The API provides target_displayhint for telling a frameserver about the current display properties which, of course, don't have to match the active display. Note that density is expressed in PPCM rather than DPI. There is also target_fonthint which is used to provide fonts and suggest desired font size, hinting, fallbacks in case of missing glyphs and so on. These two features combined should make it possible for a client to correctly rasterises vectorized contents.

For the scripts running on Arcan itself, all created visual resources has a primary attachment (rendertarget). When text is updated or create, or when a vectorised source image is loaded, it will be rasterised according to the density properties of the currently active primary attachment. If the attachment changes via the rendertarget_attach or the rendertarget_detach calls, the resource will be re-rasterised to match the density of the new target, assuming there is enough available memory to do so. For the low-level multidisplay case, this means that you create a rendertarget per display, and simply set the density properties in according with the display.

A special case is contents that is supposed to exist on multiple outputs with different target densities. This case is currently only "supported" by picking the higher resolution one and let the engine scale accordingly, which is suboptimal. The other option that is being evaluated is to let the server force-push an alternate output segment, pushing the client to rasterise at both densities, with the added problem that layouting and so-on may well be different or incompatible.

Synchronization

The last key factor in display management is the rules that control the conditions for when the display and its mapped objects should be updated. This is a process where there does not exist a 'one size fits all' solution as they all involve trade-offs between parameters e.g. memory bandwidth consumption and latencies, where some scenarios (low power management) would favour sacrificing latency in order to reduce bandwidth and some (highly interactive or graphically intense applications and games) would favour latency over bandwidth, or sacrifice both in order to reduce energy consumption.

To approach this problem, we have opted for providing synchronization strategies. The set of those that are available is defined by the active video platform back-end, but they can also be probed and set dynamically using video_synchronization (and statically from the command-line with -W). Not many of these strategies have been defined at the moment, awaiting experimentation with alternative hardware synchronization protocols e.g. G-Sync and FreeSync.

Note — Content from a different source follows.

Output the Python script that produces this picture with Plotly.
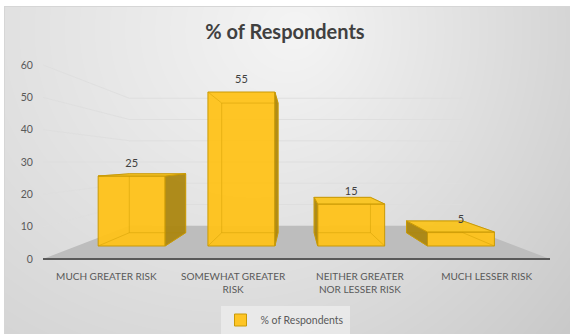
import base64
import struct
import zlib

import numpy as np
import plotly.graph_objects as go

# ---------------- data ----------------
categories = ["MUCH GREATER RISK", "SOMEWHAT GREATER<br>RISK",
              "NEITHER GREATER<br>NOR LESSER RISK", "MUCH LESSER RISK"]
values = [25, 55, 15, 5]
y_ticks = [0, 10, 20, 30, 40, 50, 60]
series_name = "% of Respondents"
title_text = "% of Respondents"

# ---------------- layout geometry ----------------
W, H = 570, 334
L, R, T, B = 43, 20, 62, 65
PW, PH = W - L - R, H - T - B
PX_PER_UNIT = 194 / 60.0          # front-plane vertical scale
ZERO_PX = 259                      # pixel row of value 0 on front plane
X_RANGE = [-0.5, len(categories) - 0.5]
Y_RANGE = [-((H - B) - ZERO_PX) / PX_PER_UNIT,
           60 + (65 - T) / PX_PER_UNIT]

# one-point perspective (vanishing point in data units)
VP_X, VP_Y = 1.488, 30.0
F_FRONT, F_BACK, F_WALL = 0.866, 0.729, 0.657
BAR_W = 0.61


def proj(x, y, f):
    return VP_X + (x - VP_X) * f, VP_Y + (y - VP_Y) * f


def path(points, close=False):
    s = "M " + " L ".join(f"{px:.5f},{py:.5f}" for px, py in points)
    return s + (" Z" if close else "")


# ---------------- background gradient image ----------------
def gradient_png(w, h):
    yy, xx = np.mgrid[0:h, 0:w].astype(float)
    r = np.sqrt(((xx - 300) / 330) ** 2 + ((yy - 30) / 330) ** 2)
    g = 252 - 30 * r - 14 * (xx / w)
    g = np.clip(g, 0, 255)
    img = np.stack([g, g, g], axis=-1).astype(np.uint8)
    img[(xx < 4) | (yy < 6)] = 255
    border = ((xx == 4) & (yy >= 6)) | ((yy == 6) & (xx >= 4))
    img[border] = 214
    raw = b"".join(b"\x00" + img[i].tobytes() for i in range(h))

    def chunk(tag, data):
        c = struct.pack(">I", len(data)) + tag + data
        return c + struct.pack(">I", zlib.crc32(tag + data) & 0xFFFFFFFF)

    png = b"\x89PNG\r\n\x1a\n"
    png += chunk(b"IHDR", struct.pack(">IIBBBBB", w, h, 8, 2, 0, 0, 0))
    png += chunk(b"IDAT", zlib.compress(raw, 9))
    png += chunk(b"IEND", b"")
    return "data:image/png;base64," + base64.b64encode(png).decode()


FONT = "Lato, 'Open Sans', sans-serif"
TXT = "#595959"

fig = go.Figure()

# ---------------- shapes: floor, walls gridlines ----------------
shapes = []
x_lo, x_hi = X_RANGE
floor = [proj(x_lo, 0, 1), proj(x_hi, 0, 1), proj(x_hi, 0, F_WALL), proj(x_lo, 0, F_WALL)]
shapes.append(dict(type="path", xref="x", yref="y", path=path(floor, True),
                   fillcolor="#bdbdbd", line=dict(width=0), layer="below"))
for v in y_ticks[1:]:
    pts = [proj(x_lo, v, 1), proj(x_lo, v, F_WALL), proj(x_hi, v, F_WALL)]
    shapes.append(dict(type="path", xref="x", yref="y", path=path(pts),
                       line=dict(color="rgba(222,222,222,0.9)", width=1), layer="below"))
edge = [proj(x_lo, 0, 1), proj(x_hi, 0, 1)]
shapes.append(dict(type="path", xref="x", yref="y", path=path(edge),
                   line=dict(color="#595959", width=2), layer="below"))

# ---------------- bars: front faces ----------------
fx = [proj(i, 0, F_FRONT)[0] for i in range(len(values))]
base = proj(0, 0, F_FRONT)[1]
fig.add_trace(go.Bar(
    x=fx, y=[v * F_FRONT for v in values], base=[base] * len(values),
    width=[BAR_W * F_FRONT] * len(values), name=series_name,
    marker=dict(color="rgba(255,194,22,0.93)", line=dict(color="#c99a06", width=1)),
    hoverinfo="skip", showlegend=True))

# hidden (back) edges showing through
ex, ey = [], []
for i, v in enumerate(values):
    x0, x1 = i - BAR_W / 2, i + BAR_W / 2
    back = [proj(x0, 0, F_BACK), proj(x1, 0, F_BACK), proj(x1, v, F_BACK), proj(x0, v, F_BACK), proj(x0, 0, F_BACK)]
    for p in back:
        ex.append(p[0]); ey.append(p[1])
    ex.append(None); ey.append(None)
    for xc in (x0, x1):
        for yc in (0, v):
            a, b = proj(xc, yc, F_FRONT), proj(xc, yc, F_BACK)
            ex += [a[0], b[0], None]; ey += [a[1], b[1], None]
fig.add_trace(go.Scatter(x=ex, y=ey, mode="lines",
                         line=dict(color="rgba(205,155,0,0.45)", width=1),
                         hoverinfo="skip", showlegend=False))

# visible side and top faces
for i, v in enumerate(values):
    x0, x1 = i - BAR_W / 2, i + BAR_W / 2
    faces = []
    if x1 < VP_X:
        faces.append(([proj(x1, 0, F_FRONT), proj(x1, v, F_FRONT), proj(x1, v, F_BACK), proj(x1, 0, F_BACK)],
                      "rgba(170,132,12,0.93)"))
    if x0 > VP_X:
        faces.append(([proj(x0, 0, F_FRONT), proj(x0, v, F_FRONT), proj(x0, v, F_BACK), proj(x0, 0, F_BACK)],
                      "rgba(170,132,12,0.93)"))
    if v < VP_Y:
        faces.append(([proj(x0, v, F_FRONT), proj(x1, v, F_FRONT), proj(x1, v, F_BACK), proj(x0, v, F_BACK)],
                      "rgba(250,196,30,0.95)"))
    for pts, col in faces:
        xs = [p[0] for p in pts] + [pts[0][0]]
        ys = [p[1] for p in pts] + [pts[0][1]]
        fig.add_trace(go.Scatter(x=xs, y=ys, mode="lines", fill="toself", fillcolor=col,
                                 line=dict(color="#c99a06", width=1),
                                 hoverinfo="skip", showlegend=False))

# data labels
lx = [proj(i, v, F_FRONT)[0] for i, v in enumerate(values)]
ly = [proj(i, v, F_FRONT)[1] for i, v in enumerate(values)]
fig.add_trace(go.Scatter(x=lx, y=ly, mode="markers+text", text=[str(v) for v in values],
                         textposition="top center", marker=dict(size=8, opacity=0),
                         textfont=dict(family=FONT, size=11, color="#404040"),
                         hoverinfo="skip", showlegend=False))

fig.update_layout(
    width=W, height=H, margin=dict(l=L, r=R, t=T, b=B, pad=0, autoexpand=False),
    paper_bgcolor="white", plot_bgcolor="rgba(0,0,0,0)",
    title=dict(text=f"<b>{title_text}</b>", x=0.5, xanchor="center", y=1 - 32 / H, yanchor="middle",
               font=dict(family=FONT, size=20, color="#404040")),
    font=dict(family=FONT, size=10, color=TXT),
    shapes=shapes,
    images=[dict(source=gradient_png(W, H), xref="paper", yref="paper",
                 x=-L / PW, y=1 + T / PH, sizex=W / PW, sizey=H / PH,
                 xanchor="left", yanchor="top", sizing="stretch", layer="below")],
    xaxis=dict(range=X_RANGE, tickvals=list(range(len(categories))), ticktext=categories,
               showgrid=False, zeroline=False, showline=False, ticks="",
               tickfont=dict(family=FONT, size=10, color=TXT),
               fixedrange=True, automargin=False),
    yaxis=dict(range=Y_RANGE, tickvals=y_ticks, showgrid=False, zeroline=False, showline=False,
               ticks="outside", ticklen=7, tickcolor="rgba(0,0,0,0)",
               tickfont=dict(family=FONT, size=10.5, color=TXT), fixedrange=True, automargin=False),
    legend=dict(orientation="h", x=0.5, xanchor="center", xref="container",
                y=1 - 320 / H, yanchor="middle", yref="container",
                bgcolor="rgba(238,238,238,0.75)", font=dict(family=FONT, size=10.5, color=TXT),
                itemwidth=30),
    showlegend=True,
)

fig.write_html("out.html")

When updating a display mapping, you can also specify a flag for making the display part of the primary synch group. This is to indicate which displays it is that we will wait for vblank on, and is particularly important when displays of widely varying refresh rates are being used.

Then we have the option of controlling when the actual frames are synched from a frameserver to the main arcan process, and when the corresponding rendertargets are being updated. For controlling frameserver behavior, we have:

target_framemode.

For rendertargets, there is a clock argument (per n ticks, per n frames or manually) for when the rendertarget should be refreshed. For manually stepping frameservers, there is:

stepframe_target

and for manually updating rendertargets, there is:

rendertarget_forceupdate.

Multiple GPUs

This part is still undergoing some necessary refactoring and preparation for handling all the different possible combinations of hotplugging, single- output multiple-producer, multiple-outputs multiple-producers, load balancing etc.

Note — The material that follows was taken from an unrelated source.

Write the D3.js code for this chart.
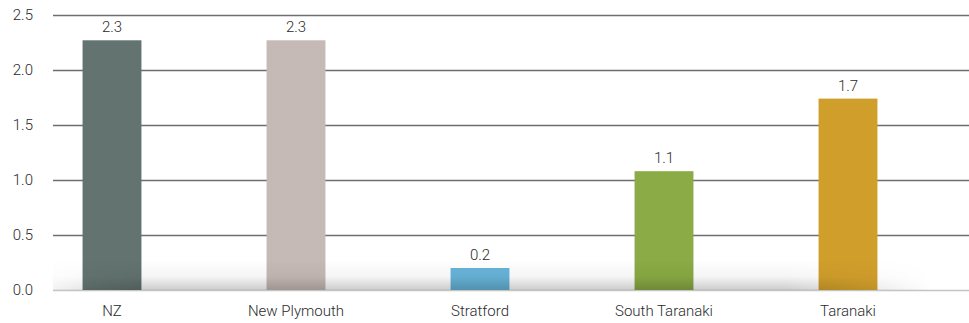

Going through the current (rough) state:

  1. Running multiple Arcan instances, one tied to each GPU, with distinct connection points [working]

This has the caveat of manually assigning which devices should go where (or have appls that can toggle input interpretation on/off, durden does this). They should not fight over the same ARCAN_CONNPATH either. Connected clients can be instructed to migrate between the different instances using target_devicehint(experimental).

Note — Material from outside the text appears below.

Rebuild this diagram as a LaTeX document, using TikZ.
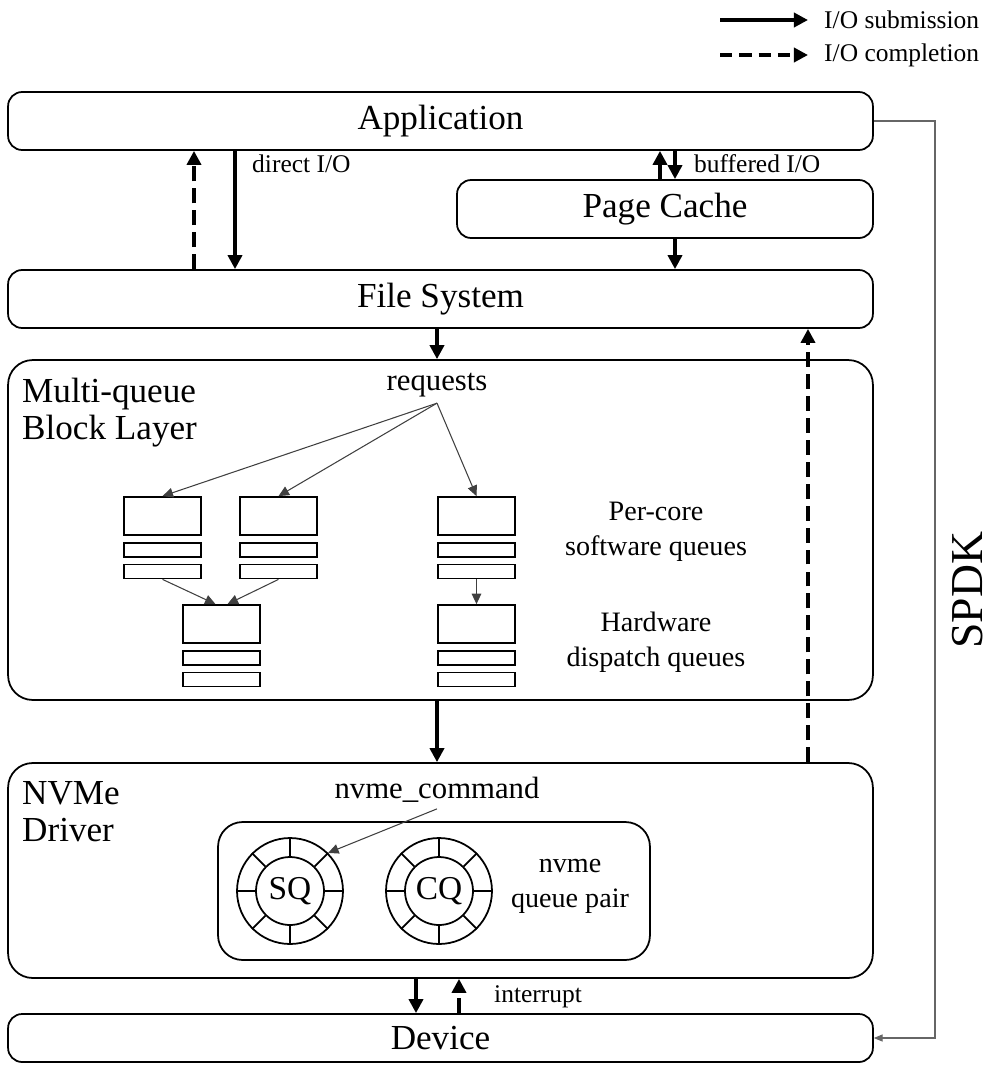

  1. One Arcan instance, one GPU composites and manages displays, and others produce content.

This is partly working in that when arcan_lwa, afsrv_game and others access GPUs, you can specify which render node to use for each process. This can also be switched dynamically with the target_devicehint call. Caveats are that the output buffer handles from one GPU cannot easily be interpreted by the others. In those cases, handle passing can explicitly be disabled on a per-target basis, and the backend would readback into the shared memory page and re-stream to the compositing GPU (see target_flags)

  • at a very high cost.
  1. One Arcan instance, switching from one active GPU to another.

This has many nasty edge conditions, since the capabilities of the different GPUs may vary wildly. For connected frameservers, the process is similar to 2, where we first hint the device as LOST. Then, in the main arcan process, we simulate an external suspend. This feature requires that the graphics layer (AGP, for GL etc.) is capable of completely serializing on-GPU stored assets and that there's space locally for that to succeed. Then we switch to the new GPU, rebuild the on-GPU store there. If that goes successful, we start re-activating frameservers with a displayhint to assign the new render node. Finally, propagate a display reset (similar to VT switch) event to the running appl.

Low-bandwidth solution

The problem with the rendertarget- approach comes from some limitations on FBO that risk costing a full extra buffer/blit step or making the appl- layer code more expensive, this isn't acceptable in the long run.

What's missing for a lower bandwidth approach is the ability to specify coordinate spaces and mapping, then run the render-pass per GPU/display (possibly threaded, though there are some caching issues with that).

Since this is sensitive to the upcoming Vulkan AGP backend, it's better to wait for that step to finish.

Testing

There is a somewhat hidden way of experimenting with multiple monitor support without having to physically have such a setup or repeatedly torturing it by plugging monitors in and out, and that is by using arcan_lwa.

If the running appl explicitly pushes a new subsegment to a connected arcan_lwa process using target_alloc with the LWA- associated vid as argument, the new segment will be registered as a new monitor / display output. By running the interactive test mdispwm on a normal arcan session and connecting an arcan_lwa instance to it, you can use the mdispwm session to dynamically create and remove displays.